Marine Corps prepares to take on WMD-armed adversaries
Defense Department should draw on the Marines’ expertise in attacking directly from the sea, experts say.
The Marine Corps' amphibious capabilities are becoming increasingly important as the Defense Department plans for potential confrontations with enemies armed with weapons of mass destruction, experts and Marine officials said last week at a conference on the future of the corps.
Faced with the possibility that neighbors of WMD-equipped U.S. adversaries may be deterred from allowing U.S. land bases on their territory, the Defense Department should draw on the Marines' expertise in attacking directly from the sea, Center for Strategic and Budgetary Assessments Strategic Studies Director Michael Vickers said.
"If we think we have political access problems now, wait till our adversary can shoot nukes at us and neighbors," the former top Pentagon adviser said at the American Enterprise Institute conference.
Vickers said the sea-initiated Marine attacks should be used for "projecting major combat power" against WMD-armed enemies, adding, "and we're running out of non-WMD-equipped adversaries."
Vickers' colleague at the nongovernmental research institute, sea defense analyst Robert Work, said the corps could be used to address nuclear-armed enemies in particular.
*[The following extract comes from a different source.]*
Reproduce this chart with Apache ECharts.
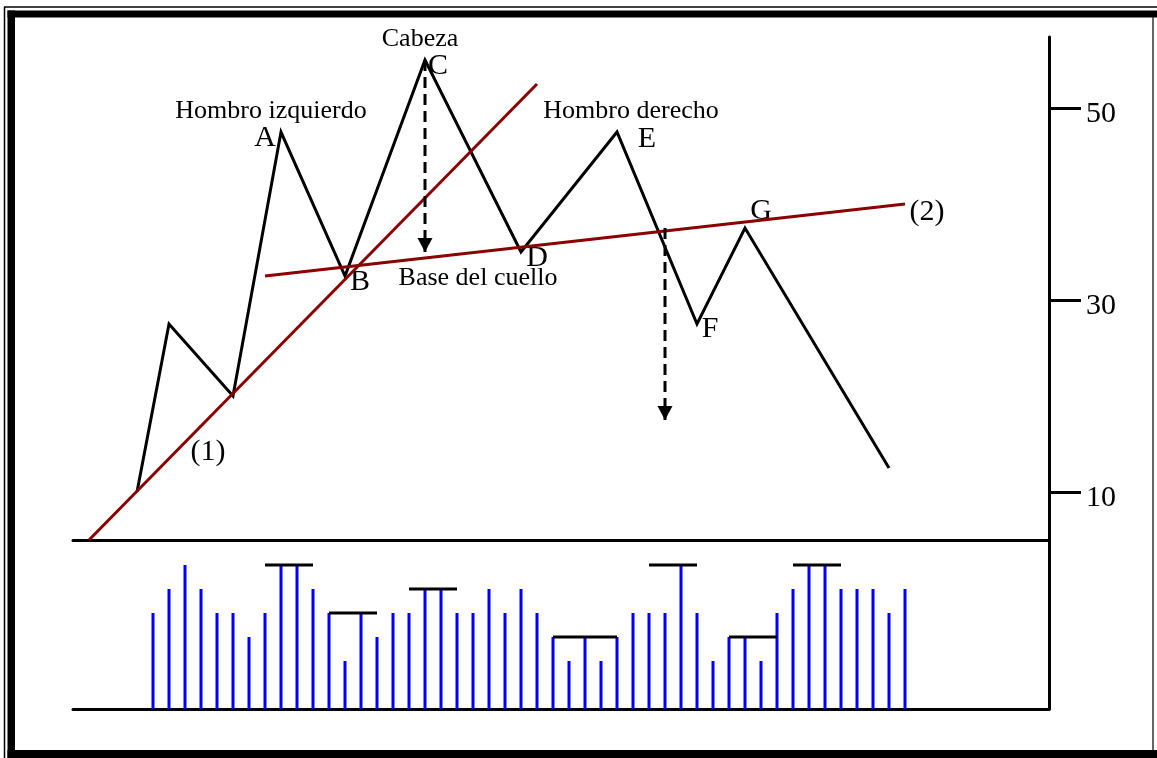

"Counterproliferation operations and power-projection operations against a regional nuclear power are increasingly likely" for the Marines, Work said.
In the day's keynote speech, Marine Corps Commandant Gen. Michael Hagee said the corps is working toward "erasing the border between sea and land" - beginning to maneuver advancing sea-based troops even before they reach land - in part to adapt to the particular circumstances of fighting WMD-armed enemies.
Hagee said "irregular" combat operations, such as those engaging nonstate fighters, may continue as the norm for some time and that smart and adaptable Marines, not new technology, would be the key to success.
Technology is "not going to solve the chaos. It's not going to solve the uncertainty. It's not going to solve the fog and friction," the commandant said.
Marine Corps Deputy Commandant for Combat Development Lt. Gen. Jim Mattis said the corps is shifting its training and planning emphasis away from "conventional" battle and toward "irregular" situations.
"U.S. dominance of classical war" has "pushed [the] enemy to unconventional war," Mattis said.
"I believe this war may well last for generations at different levels of intensity," he said.